Este proceso lo comencé inconscientemente cuando crucé el Atlántico y viajé a buscar a mi familia en el norte de España. Lo hice con mi papá a sus 73 años.
Fue el mejor viaje de mi vida, un viaje a mi interior.
Lo documenté en este video, que subí a Youtube el 4 de julio de 2014. Al reverlo ahora, me doy cuenta de que le estaba contando a alguien más de dónde vinimos. Para que mis abuelos no mueran del todo.
Hoy tengo casi 44 años, estoy casado, y con Patricia no hemos tenido hijos.
Hay mucho que contarles a mis sobrinos y a sus descendientes, pero estos últimos todavía no nacieron y no sé si estaré aquí para ese entonces.
Dejarles un video de lo que fui y lo que soy no resultará efectivo.
Creo en el más allá digital. Facebook y Google serán dos dioses diferentes, o dos cementerios distintos en donde nuestro ser trascenderá.
Mientras Google será mi parte empírica y lógica, Facebook será la parte emocional y social de mi ser digital.
Y quizás una aplicación, en el futuro, les recuerde a mis sobrinos, por el mero hecho de pasar por una esquina, que su tío Julito, todos los viernes, tomaba café en ese bar después de hacer su columna en la radio.
La app “más allá” que estará disponible en Alexa o en el Google Home pedirá acceso a los perfiles digitales después de nuestra partida terrenal, y podrá contestar qué música le gustaba más a su tío, su padre o madre que ya no está presente.
Quiero preguntarle a Google Home sobre Etelvino y que me cuente sobre su travesía.
Que tome su voz y lea sus mensajes, sus mails preferidos o las notas que más releyó un día nublado de enero.
“Ok, Google, muéstrame las mascotas de mi tío Julito”, preguntará Julieta, mi sobrina.
Y Google mostrará a todos los seres que complementaron mi vida.
Así luce parte del embalsamamiento:
Estoy dejando un montón de conexiones, de fragmentos estructurados, y que en el futuro, cuando exista esa aplicación del “más allá”, estos datos resucitarán mi ser y estaré allí y nada habrá sido en vano.

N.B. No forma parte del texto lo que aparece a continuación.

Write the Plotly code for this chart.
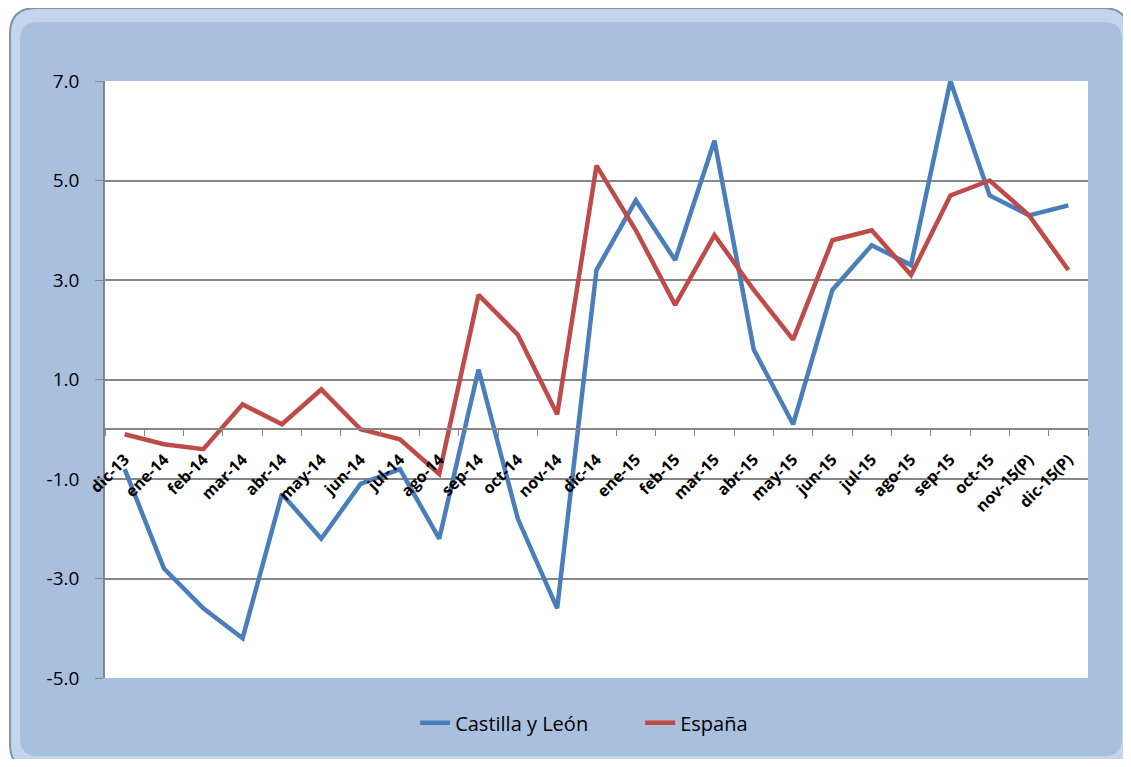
import plotly.graph_objects as go

meses = ["dic-13", "ene-14", "feb-14", "mar-14", "abr-14", "may-14", "jun-14",
         "jul-14", "ago-14", "sep-14", "oct-14", "nov-14", "dic-14", "ene-15",
         "feb-15", "mar-15", "abr-15", "may-15", "jun-15", "jul-15", "ago-15",
         "sep-15", "oct-15", "nov-15(P)", "dic-15(P)"]

castilla_leon = [-0.8, -2.8, -3.6, -4.2, -1.3, -2.2, -1.1, -0.8, -2.2, 1.2,
                 -1.8, -3.6, 3.2, 4.6, 3.4, 5.8, 1.6, 0.1, 2.8, 3.7, 3.3,
                 7.0, 4.7, 4.3, 4.5]

espana = [-0.1, -0.3, -0.4, 0.5, 0.1, 0.8, 0.0, -0.2, -0.9, 2.7, 1.9, 0.3,
          5.3, 4.0, 2.5, 3.9, 2.8, 1.8, 3.8, 4.0, 3.1, 4.7, 5.0, 4.3, 3.2]

y_ticks = [-5, -3, -1, 1, 3, 5, 7]
y_labels = ["%.1f" % v for v in y_ticks]  # guion normal, como en Excel

# area de trazado en pixeles de la figura
L, T, W, H = 97, 73, 983, 597


def rounded(px0, py0, px1, py1, r):
    """Ruta SVG de un rectangulo redondeado, de pixeles a coordenadas paper."""
    def p(x, y):
        return f"{(x - L) / W:.5f},{(T + H - y) / H:.5f}"
    return (f"M {p(px0 + r, py0)} L {p(px1 - r, py0)} Q {p(px1, py0)} {p(px1, py0 + r)} "
            f"L {p(px1, py1 - r)} Q {p(px1, py1)} {p(px1 - r, py1)} L {p(px0 + r, py1)} "
            f"Q {p(px0, py1)} {p(px0, py1 - r)} L {p(px0, py0 + r)} Q {p(px0, py0)} {p(px0 + r, py0)} Z")


fig = go.Figure()
fig.add_trace(go.Scatter(x=meses, y=castilla_leon, mode="lines", name="Castilla y León",
                         line=dict(color="#4A7EBB", width=4.5)))
fig.add_trace(go.Scatter(x=meses, y=espana, mode="lines", name="España",
                         line=dict(color="#BE4B48", width=4.5)))

# marco azul con bisel
fig.add_shape(type="path", path=rounded(2, 0, 1121, 762, 26), xref="paper", yref="paper",
              layer="below", fillcolor="#C3D4EC", line=dict(color="#7F95A8", width=2))
fig.add_shape(type="path", path=rounded(12, 14, 1114, 748, 18), xref="paper", yref="paper",
              layer="below", fillcolor="#A9BFDE", line=dict(width=0))
fig.add_shape(type="rect", xref="paper", yref="paper", x0=0, x1=1, y0=0, y1=1,
              layer="below", fillcolor="white", line=dict(width=0))

fig.update_layout(
    width=1115, height=751,
    margin=dict(l=L, r=1115 - L - W, t=T, b=751 - T - H),
    paper_bgcolor="white",
    plot_bgcolor="rgba(0,0,0,0)",
    font=dict(family="Open Sans, DejaVu Sans", color="black"),
    showlegend=True,
    legend=dict(orientation="h", x=0.3155, xanchor="left", y=-0.075, yanchor="middle",
                font=dict(size=20), bgcolor="rgba(0,0,0,0)",
                entrywidth=180, traceorder="normal"),
    xaxis=dict(
        type="category", anchor="free", position=5 / 12,
        tickangle=-45, tickson="boundaries", ticks="outside", ticklen=6,
        tickcolor="#868686", showline=True, linecolor="#868686", linewidth=1.5,
        showgrid=False, tickfont=dict(size=16, weight="bold"),
        ticklabelstandoff=14,
        range=[-0.5, len(meses) - 0.5],
    ),
    yaxis=dict(
        range=[-5, 7], tickvals=y_ticks, ticktext=y_labels, ticks="outside", ticklen=8,
        tickcolor="#868686", showline=True, linecolor="#868686", linewidth=1.5,
        gridcolor="#868686", gridwidth=1.5, zeroline=False,
        tickfont=dict(size=19), ticklabelstandoff=12,
    ),
)

fig.write_html("out.html")
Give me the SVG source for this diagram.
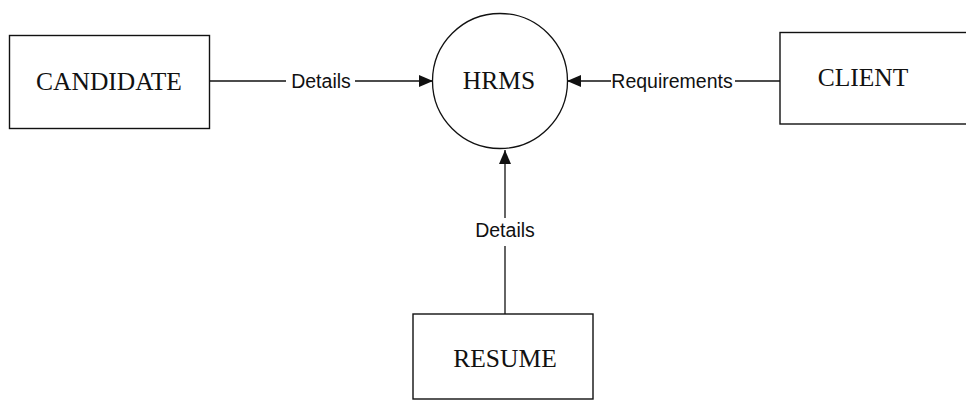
<svg xmlns="http://www.w3.org/2000/svg" width="966" height="409" viewBox="0 0 966 409">
  <style>
    .box { fill: #ffffff; stroke: #111111; stroke-width: 1.4; }
    .proc { fill: #ffffff; stroke: #111111; stroke-width: 1.3; }
    .name { font-family: "Liberation Serif", "Times New Roman", serif; font-size: 25.5px; fill: #111111; text-anchor: middle; }
    .flow { stroke: #111111; stroke-width: 1.3; fill: none; }
    .label { font-family: "Liberation Sans", Arial, sans-serif; font-size: 19.5px; fill: #111111; text-anchor: middle; }
  </style>
  <defs>
    <marker id="arrow" viewBox="0 0 14 12" refX="14" refY="6" markerWidth="14" markerHeight="12" markerUnits="userSpaceOnUse" orient="auto">
      <path d="M0,0 L14,6 L0,12 Z" fill="#111111"/>
    </marker>
  </defs>
  <rect width="966" height="409" fill="#ffffff"/>

  <g id="connectors">
    <!-- CANDIDATE to HRMS -->
    <line class="flow" x1="210" y1="81" x2="286" y2="81"/>
    <line class="flow" x1="355" y1="81" x2="433" y2="81" marker-end="url(#arrow)"/>
    <text class="label" x="321" y="87.5">Details</text>
    <!-- CLIENT to HRMS -->
    <line class="flow" x1="611" y1="81" x2="567" y2="81" marker-end="url(#arrow)"/>
    <line class="flow" x1="735" y1="81" x2="780" y2="81"/>
    <text class="label" x="672" y="87.5">Requirements</text>
    <!-- RESUME to HRMS -->
    <line class="flow" x1="505" y1="314" x2="505" y2="246"/>
    <line class="flow" x1="505" y1="218" x2="505" y2="150" marker-end="url(#arrow)"/>
    <text class="label" x="505" y="237">Details</text>
  </g>

  <g id="candidate">
    <rect class="box" x="9.5" y="35.5" width="200" height="93"/>
    <text class="name" x="109" y="90">CANDIDATE</text>
  </g>

  <g id="hrms">
    <circle class="proc" cx="500" cy="81" r="67.5"/>
    <text class="name" x="499" y="89">HRMS</text>
  </g>

  <g id="client">
    <rect class="box" x="780" y="32.5" width="200" height="91.5"/>
    <text class="name" x="863" y="86">CLIENT</text>
  </g>

  <g id="resume">
    <rect class="box" x="413" y="314" width="180" height="85"/>
    <text class="name" x="505" y="367">RESUME</text>
  </g>
</svg>
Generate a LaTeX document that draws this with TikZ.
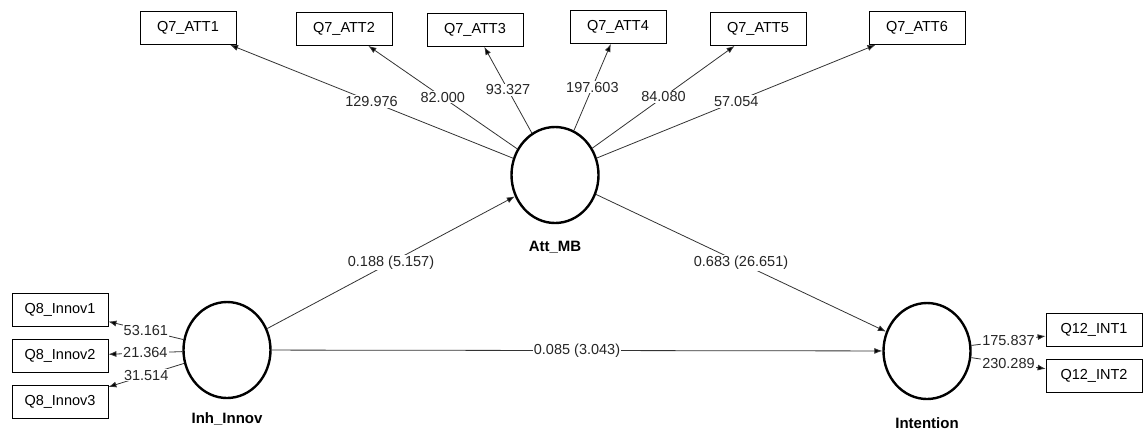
\documentclass[tikz,border=0pt]{standalone}
\usepackage{fontspec}
\setmainfont{Liberation Sans}
\usetikzlibrary{arrows,arrows.meta,shapes.geometric}

\begin{document}
\begin{tikzpicture}[x=1pt,y=-1pt,>={Latex[length=8pt,width=6pt]},
  lv/.style={draw,ellipse,line width=2.4pt,minimum width=87pt,minimum height=96pt},
  mv/.style={draw,line width=0.8pt,minimum width=96pt,minimum height=33pt,inner sep=0pt,font=\fontsize{14.5}{16}\selectfont},
  lvname/.style={font=\bfseries\fontsize{15}{17}\selectfont},
  ld/.style={fill=white,inner sep=1pt,text=black!85,font=\fontsize{14.5}{16}\selectfont},
  ln/.style={->,line width=0.8pt,draw=black!80}]
  \useasboundingbox (0,0) rectangle (1145,432);

  % latent variables
  \draw (555,175) node[lv] (att) {};
  \draw (227,350) node[lv] (inno) {};
  \draw (927,351) node[lv] (int) {};
  \draw (555,247) node[lvname] (attname) {Att\_MB};
  \draw (227,419) node[lvname] (innoname) {Inh\_Innov};
  \draw (927,423) node[lvname] (intname) {Intention};

  % indicators
  \draw (188,28) node[mv] (att1) {Q7\_ATT1};
  \draw (344,29) node[mv] (att2) {Q7\_ATT2};
  \draw (475,30) node[mv] (att3) {Q7\_ATT3};
  \draw (618,27) node[mv] (att4) {Q7\_ATT4};
  \draw (758,29) node[mv] (att5) {Q7\_ATT5};
  \draw (917,28) node[mv] (att6) {Q7\_ATT6};
  \draw (60,310) node[mv] (inno1) {Q8\_Innov1};
  \draw (60,356) node[mv] (inno2) {Q8\_Innov2};
  \draw (60,402) node[mv] (inno3) {Q8\_Innov3};
  \draw (1094,330) node[mv] (int1) {Q12\_INT1};
  \draw (1094,376) node[mv] (int2) {Q12\_INT2};

  \path[ln] (att) edge node[ld] {129.976} (att1);
  \path[ln] (att) edge node[ld] {82.000} (att2);
  \path[ln] (att) edge node[ld] {93.327} (att3);
  \path[ln] (att) edge node[ld] {197.603} (att4);
  \path[ln] (att) edge node[ld] {84.080} (att5);
  \path[ln] (att) edge node[ld] {57.054} (att6);
  \path[ln] (inno) edge node[ld] {53.161} (inno1);
  \path[ln] (inno) edge node[ld] {21.364} (inno2);
  \path[ln] (inno) edge node[ld] {31.514} (inno3);
  \path[ln] (int) edge node[ld] {175.837} (int1);
  \path[ln] (int) edge node[ld] {230.289} (int2);

  % paths
  \path[ln] (inno) edge node[ld] {0.188 (5.157)} (att);
  \path[ln] (att) edge node[ld] {0.683 (26.651)} (int);
  \path[ln] (inno) edge node[ld] {0.085 (3.043)} (int);

\end{tikzpicture}
\end{document}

Paradójicamente, cuando muera, subiré y viviré en la nube, y desde allí no miraré hacia abajo. Seré parte de un todo.
Seré un alma digital.
Y no solo trascenderé para mis seres queridos que todavía no nacieron sino que seré trascendente y parte de “un todo” para el resto del mundo también. ya que mi perfilamiento habrá servido además para deducir comportamientos de otros, como si fuera una variable o quizás un valor más en el resultado de una estadística.
Me inmortalizaré y estaré sintetizado como parte de un dato vital para la resolución de un algoritmo.
Es ahí donde residirá, por fin, mi granito de arena para la humanidad.
Vamos a vivir para siempre, se los garantizo.
“Alexa, ¿qué pensaba mi tío Julito sobre la muerte?”.